- _Prompt_:
With the pictures left out, copy the listing below exactly.

** BEGIN Information supplied **

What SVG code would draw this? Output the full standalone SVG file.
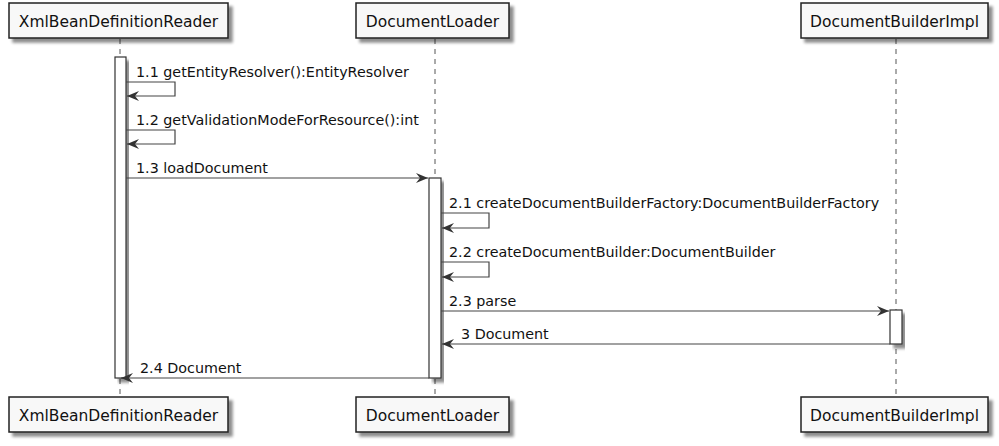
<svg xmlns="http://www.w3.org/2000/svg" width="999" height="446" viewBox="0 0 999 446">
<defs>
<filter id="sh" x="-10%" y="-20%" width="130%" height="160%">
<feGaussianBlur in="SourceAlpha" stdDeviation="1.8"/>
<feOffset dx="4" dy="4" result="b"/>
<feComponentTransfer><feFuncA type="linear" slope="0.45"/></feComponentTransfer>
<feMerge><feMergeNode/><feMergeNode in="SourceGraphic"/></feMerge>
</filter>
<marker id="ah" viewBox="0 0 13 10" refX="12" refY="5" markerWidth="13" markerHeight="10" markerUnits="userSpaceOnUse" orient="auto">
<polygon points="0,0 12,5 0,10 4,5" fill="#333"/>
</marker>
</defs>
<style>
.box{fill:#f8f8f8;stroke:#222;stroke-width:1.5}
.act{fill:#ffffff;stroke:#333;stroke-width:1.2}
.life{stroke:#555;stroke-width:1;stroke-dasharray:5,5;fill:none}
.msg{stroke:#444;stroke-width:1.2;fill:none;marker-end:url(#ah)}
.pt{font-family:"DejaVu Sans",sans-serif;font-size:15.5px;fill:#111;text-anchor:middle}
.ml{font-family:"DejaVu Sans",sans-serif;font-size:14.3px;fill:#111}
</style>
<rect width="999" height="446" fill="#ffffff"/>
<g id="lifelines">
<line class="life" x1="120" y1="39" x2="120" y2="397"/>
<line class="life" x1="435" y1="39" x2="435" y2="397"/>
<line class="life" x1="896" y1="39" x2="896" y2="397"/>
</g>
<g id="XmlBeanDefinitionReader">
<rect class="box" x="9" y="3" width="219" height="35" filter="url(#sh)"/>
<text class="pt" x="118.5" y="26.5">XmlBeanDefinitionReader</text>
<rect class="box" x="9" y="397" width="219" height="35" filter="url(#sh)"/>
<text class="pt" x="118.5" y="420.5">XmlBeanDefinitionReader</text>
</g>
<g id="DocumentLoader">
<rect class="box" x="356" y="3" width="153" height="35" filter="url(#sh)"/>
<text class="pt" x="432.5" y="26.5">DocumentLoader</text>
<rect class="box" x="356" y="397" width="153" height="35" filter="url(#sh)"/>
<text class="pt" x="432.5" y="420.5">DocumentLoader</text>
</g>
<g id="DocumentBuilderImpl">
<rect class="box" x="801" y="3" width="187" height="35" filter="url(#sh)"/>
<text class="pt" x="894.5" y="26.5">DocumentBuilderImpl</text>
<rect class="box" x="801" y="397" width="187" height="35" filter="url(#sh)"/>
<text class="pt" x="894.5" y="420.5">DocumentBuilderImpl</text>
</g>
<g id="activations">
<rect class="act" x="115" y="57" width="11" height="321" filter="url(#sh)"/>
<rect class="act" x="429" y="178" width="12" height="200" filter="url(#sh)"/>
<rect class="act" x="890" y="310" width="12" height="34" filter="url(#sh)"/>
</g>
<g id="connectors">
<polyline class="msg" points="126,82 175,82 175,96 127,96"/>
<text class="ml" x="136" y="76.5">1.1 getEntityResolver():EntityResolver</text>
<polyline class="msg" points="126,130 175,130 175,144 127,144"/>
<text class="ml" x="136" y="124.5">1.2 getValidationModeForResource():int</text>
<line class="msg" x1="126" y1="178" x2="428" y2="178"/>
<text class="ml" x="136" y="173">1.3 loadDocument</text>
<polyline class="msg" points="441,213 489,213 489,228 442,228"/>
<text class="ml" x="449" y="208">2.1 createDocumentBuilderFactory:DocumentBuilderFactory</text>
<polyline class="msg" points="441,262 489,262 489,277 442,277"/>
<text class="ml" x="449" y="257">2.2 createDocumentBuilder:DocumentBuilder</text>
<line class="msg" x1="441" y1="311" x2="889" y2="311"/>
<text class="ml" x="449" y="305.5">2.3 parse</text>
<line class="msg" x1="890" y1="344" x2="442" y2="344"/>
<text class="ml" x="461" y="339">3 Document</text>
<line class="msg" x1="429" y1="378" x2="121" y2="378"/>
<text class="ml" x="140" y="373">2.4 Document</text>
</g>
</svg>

** END Information supplied **

- _Finished task_:
What SVG code would draw this? Output the full standalone SVG file.
<svg xmlns="http://www.w3.org/2000/svg" width="999" height="446" viewBox="0 0 999 446">
<defs>
<filter id="sh" x="-10%" y="-20%" width="130%" height="160%">
<feGaussianBlur in="SourceAlpha" stdDeviation="1.8"/>
<feOffset dx="4" dy="4" result="b"/>
<feComponentTransfer><feFuncA type="linear" slope="0.45"/></feComponentTransfer>
<feMerge><feMergeNode/><feMergeNode in="SourceGraphic"/></feMerge>
</filter>
<marker id="ah" viewBox="0 0 13 10" refX="12" refY="5" markerWidth="13" markerHeight="10" markerUnits="userSpaceOnUse" orient="auto">
<polygon points="0,0 12,5 0,10 4,5" fill="#333"/>
</marker>
</defs>
<style>
.box{fill:#f8f8f8;stroke:#222;stroke-width:1.5}
.act{fill:#ffffff;stroke:#333;stroke-width:1.2}
.life{stroke:#555;stroke-width:1;stroke-dasharray:5,5;fill:none}
.msg{stroke:#444;stroke-width:1.2;fill:none;marker-end:url(#ah)}
.pt{font-family:"DejaVu Sans",sans-serif;font-size:15.5px;fill:#111;text-anchor:middle}
.ml{font-family:"DejaVu Sans",sans-serif;font-size:14.3px;fill:#111}
</style>
<rect width="999" height="446" fill="#ffffff"/>
<g id="lifelines">
<line class="life" x1="120" y1="39" x2="120" y2="397"/>
<line class="life" x1="435" y1="39" x2="435" y2="397"/>
<line class="life" x1="896" y1="39" x2="896" y2="397"/>
</g>
<g id="XmlBeanDefinitionReader">
<rect class="box" x="9" y="3" width="219" height="35" filter="url(#sh)"/>
<text class="pt" x="118.5" y="26.5">XmlBeanDefinitionReader</text>
<rect class="box" x="9" y="397" width="219" height="35" filter="url(#sh)"/>
<text class="pt" x="118.5" y="420.5">XmlBeanDefinitionReader</text>
</g>
<g id="DocumentLoader">
<rect class="box" x="356" y="3" width="153" height="35" filter="url(#sh)"/>
<text class="pt" x="432.5" y="26.5">DocumentLoader</text>
<rect class="box" x="356" y="397" width="153" height="35" filter="url(#sh)"/>
<text class="pt" x="432.5" y="420.5">DocumentLoader</text>
</g>
<g id="DocumentBuilderImpl">
<rect class="box" x="801" y="3" width="187" height="35" filter="url(#sh)"/>
<text class="pt" x="894.5" y="26.5">DocumentBuilderImpl</text>
<rect class="box" x="801" y="397" width="187" height="35" filter="url(#sh)"/>
<text class="pt" x="894.5" y="420.5">DocumentBuilderImpl</text>
</g>
<g id="activations">
<rect class="act" x="115" y="57" width="11" height="321" filter="url(#sh)"/>
<rect class="act" x="429" y="178" width="12" height="200" filter="url(#sh)"/>
<rect class="act" x="890" y="310" width="12" height="34" filter="url(#sh)"/>
</g>
<g id="connectors">
<polyline class="msg" points="126,82 175,82 175,96 127,96"/>
<text class="ml" x="136" y="76.5">1.1 getEntityResolver():EntityResolver</text>
<polyline class="msg" points="126,130 175,130 175,144 127,144"/>
<text class="ml" x="136" y="124.5">1.2 getValidationModeForResource():int</text>
<line class="msg" x1="126" y1="178" x2="428" y2="178"/>
<text class="ml" x="136" y="173">1.3 loadDocument</text>
<polyline class="msg" points="441,213 489,213 489,228 442,228"/>
<text class="ml" x="449" y="208">2.1 createDocumentBuilderFactory:DocumentBuilderFactory</text>
<polyline class="msg" points="441,262 489,262 489,277 442,277"/>
<text class="ml" x="449" y="257">2.2 createDocumentBuilder:DocumentBuilder</text>
<line class="msg" x1="441" y1="311" x2="889" y2="311"/>
<text class="ml" x="449" y="305.5">2.3 parse</text>
<line class="msg" x1="890" y1="344" x2="442" y2="344"/>
<text class="ml" x="461" y="339">3 Document</text>
<line class="msg" x1="429" y1="378" x2="121" y2="378"/>
<text class="ml" x="140" y="373">2.4 Document</text>
</g>
</svg>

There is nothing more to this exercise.